Que el Estado cubano solo financie la mitad del costo de los materiales de construcción para los damnificados del huracán Melissa no tiene otro nombre que abuso. No es justo, no es ético y, sobre todo, no es humano. Lo que se ha visto en el oriente del país habla por sí solo: casas derrumbadas, pobreza extrema y gente sin esperanza. No hacen falta discursos ni estadísticas oficiales. Basta con mirar.
El salario medio en Cuba apenas ronda los 6,500 pesos mensuales, una cifra que apenas alcanza para sobrevivir, mucho menos para levantar una casa desde cero. Si hacemos los cálculos más conservadores, una vivienda pequeña de 25 metros cuadrados cuesta unos 650 dólares, una de 50 metros llega a 1,100, y una de 100 metros puede superar los 2,000 dólares.
Según la “ayuda” del Estado, las familias deben pagar la mitad: 325, 550 o hasta 1,000 dólares, dependiendo del tamaño. Y eso, sin contar el transporte, la mano de obra o la inflación. ¿Quién en Cuba puede pagar eso? La respuesta es simple: nadie. Ni siquiera el 10%.

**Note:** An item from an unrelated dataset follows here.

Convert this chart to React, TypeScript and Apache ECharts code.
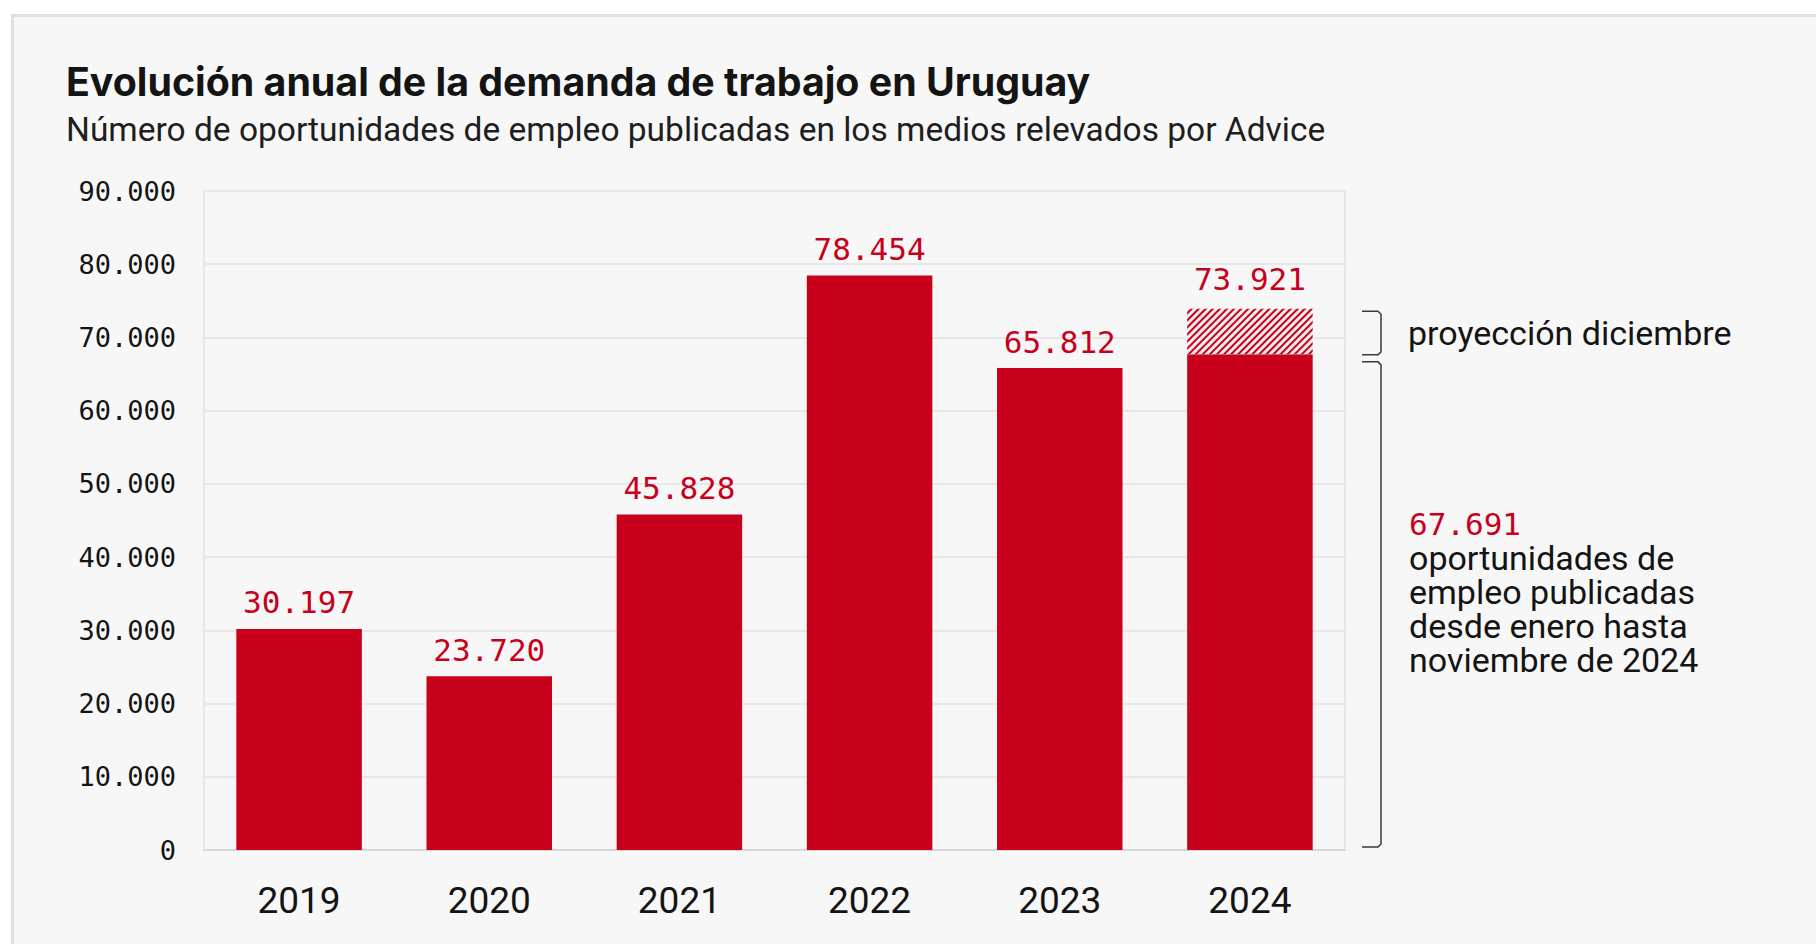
import React, { useEffect, useRef } from 'react';
import * as echarts from 'echarts';

const titleText = 'Evolución anual de la demanda de trabajo en Uruguay';
const subtitleText = 'Número de oportunidades de empleo publicadas en los medios relevados por Advice';
const years = ['2019', '2020', '2021', '2022', '2023', '2024'];
const published = [30197, 23720, 45828, 78454, 65812, 67691];
const projectedTotal2024 = 73921;
const yMin = 0;
const yMax = 90000;
const yInterval = 10000;
const projectionNote = 'proyección diciembre';
const publishedNoteLines = ['oportunidades de', 'empleo publicadas', 'desde enero hasta', 'noviembre de 2024'];

const RED = '#c9001b';
const TEXT = '#141414';
const MONO = '"DejaVu Sans Mono", monospace';
const SANS = 'Roboto, "Noto Sans", sans-serif';
const TITLE_FONT = 'Inter, Roboto, sans-serif';

const fmt = (v: number) => String(Math.round(v)).replace(/\B(?=(\d{3})+(?!\d))/g, '.');

export default function App() {
  const ref = useRef<HTMLDivElement>(null);
  useEffect(() => {
    if (!ref.current) return;
    const chart = echarts.init(ref.current, null, { renderer: 'svg' });
    const lastIdx = published.length - 1;
    const projectionData = published.map((_, i) => (i === lastIdx ? projectedTotal2024 - published[i] : null));

    chart.setOption({
      animation: false,
      backgroundColor: '#ffffff',
      title: [
        {
          text: titleText,
          left: 66,
          top: 62,
          padding: 0,
          textStyle: { fontFamily: TITLE_FONT, fontWeight: 700, fontSize: 39.3, lineHeight: 39.3, color: TEXT },
        },
        {
          text: subtitleText,
          left: 66,
          top: 113,
          padding: 0,
          textStyle: { fontFamily: SANS, fontWeight: 400, fontSize: 33.5, lineHeight: 33.5, color: '#1e1e1e' },
        },
      ],
      grid: {
        left: 204,
        top: 191,
        right: 471,
        bottom: 94,
        show: true,
        borderColor: '#e6e6e6',
        borderWidth: 2,
        backgroundColor: 'transparent',
      },
      xAxis: {
        type: 'category',
        data: years,
        axisLine: { show: true, lineStyle: { color: '#d8d8d8', width: 2 } },
        axisTick: { show: false },
        axisLabel: {
          fontFamily: SANS,
          fontSize: 37,
          lineHeight: 37,
          color: TEXT,
          margin: 32,
        },
      },
      yAxis: {
        type: 'value',
        min: yMin,
        max: yMax,
        interval: yInterval,
        axisLine: { show: false },
        axisTick: { show: false },
        splitLine: { show: true, lineStyle: { color: '#e8e8e8', width: 2 } },
        axisLabel: {
          fontFamily: MONO,
          fontSize: 27,
          color: TEXT,
          margin: 28,
          formatter: (v: number) => fmt(v),
        },
      },
      series: [
        {
          name: 'Publicadas',
          type: 'bar',
          stack: 'total',
          barWidth: '66%',
          data: published,
          itemStyle: { color: RED },
          label: {
            show: true,
            position: 'top',
            distance: 11,
            fontFamily: MONO,
            fontSize: 31,
            lineHeight: 31,
            color: RED,
            formatter: (p: any) => (p.dataIndex === lastIdx ? '' : fmt(p.value)),
          },
        },
        {
          name: 'Proyección diciembre',
          type: 'bar',
          stack: 'total',
          barWidth: '66%',
          data: projectionData,
          itemStyle: {
            color: '#ececec',
            decal: {
              symbol: 'rect',
              symbolSize: 1,
              dashArrayX: [1, 0],
              dashArrayY: [2, 3],
              rotation: -Math.PI / 4,
              color: RED,
            },
          },
          label: {
            show: true,
            position: 'top',
            distance: 14,
            fontFamily: MONO,
            fontSize: 31,
            lineHeight: 31,
            color: RED,
            formatter: () => fmt(projectedTotal2024),
          },
        },
      ],
    });

    const yTop = chart.convertToPixel({ yAxisIndex: 0 }, projectedTotal2024) as number;
    const yMid = chart.convertToPixel({ yAxisIndex: 0 }, published[lastIdx]) as number;
    const y0 = chart.convertToPixel({ yAxisIndex: 0 }, 0) as number;
    const bx0 = 1362;
    const bx1 = 1381;
    const bracket = (a: number, b: number) => ({
      type: 'polyline',
      silent: true,
      shape: {
        points: [
          [bx0, a],
          [bx1 - 3, a],
          [bx1, a + 3],
          [bx1, b - 3],
          [bx1 - 3, b],
          [bx0, b],
        ],
      },
      style: { stroke: '#3a3a3a', lineWidth: 1.5, fill: null },
    });

    chart.setOption({
      graphic: [
        {
          type: 'rect',
          z: -100,
          silent: true,
          shape: { x: 12.5, y: 15.5, width: 1900, height: 1000 },
          style: { fill: '#f7f7f7', stroke: '#e0e0e0', lineWidth: 3 },
        },
        bracket(yTop + 2.5, yMid + 0.5),
        bracket(yMid + 7.5, y0 - 3),
        {
          type: 'text',
          silent: true,
          x: 1408,
          y: (yTop + yMid) / 2 + 1,
          style: {
            text: projectionNote,
            font: `400 34px ${SANS}`,
            fill: TEXT,
            verticalAlign: 'middle',
          },
        },
        {
          type: 'text',
          silent: true,
          x: 1409,
          y: 523.5,
          style: {
            text: fmt(published[lastIdx]),
            font: `400 31px ${MONO}`,
            fill: RED,
            verticalAlign: 'middle',
          },
        },
        ...publishedNoteLines.map((line, i) => ({
          type: 'text',
          silent: true,
          x: 1409,
          y: 557.5 + i * 34.3,
          style: {
            text: line,
            font: `400 34px ${SANS}`,
            fill: TEXT,
            verticalAlign: 'middle',
          },
        })),
      ],
    });

    return () => chart.dispose();
  }, []);

  return <div ref={ref} style={{ position: 'absolute', left: 0, top: 0, width: 1816, height: 944 }} />;
}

Pero el drama no se detiene en los muros caídos. Muchas familias lo perdieron todo: colchones, ropa, electrodomésticos, útiles escolares, muebles. No se trata de reconstruir una casa; se trata de reconstruir una vida. Y la vida no se reconstruye con un descuento a medias ni con un subsidio que más parece burla.
El régimen repite la misma historia una y otra vez. En cada desastre natural, vende los materiales a los damnificados, como si la tragedia fuera un negocio. En lugar de entregar la ayuda, la comercializa, y en el proceso le pone precio al sufrimiento de la gente. No es solidaridad, es oportunismo disfrazado de gestión estatal.
¿Y la ayuda internacional?
Miles de toneladas de materiales y donaciones llegan al país gracias a la cooperación extranjera, pero rara vez terminan donde más se necesitan. La burocracia y la corrupción se encargan de desviar lo que debería ser un alivio para los más pobres. Y mientras tanto, el pueblo sigue durmiendo bajo lonas y techos improvisados.
No se trata de regalarlo todo. Se trata de reconocer la realidad. En muchas zonas de Cuba, la pobreza es tan profunda que la gente no tiene con qué empezar de nuevo. Exigirles pagar por su propia desgracia es un acto de crueldad.
La solución no está en porcentajes ni en discursos de “resistencia”. Está en la voluntad real de reparar, sin convertir la miseria en un mercado. Porque un techo no es un lujo. Es un derecho. Y cuando el Estado le pone precio a ese derecho, lo que se derrumba no son solo las casas: se derrumba la dignidad de todo un pueblo.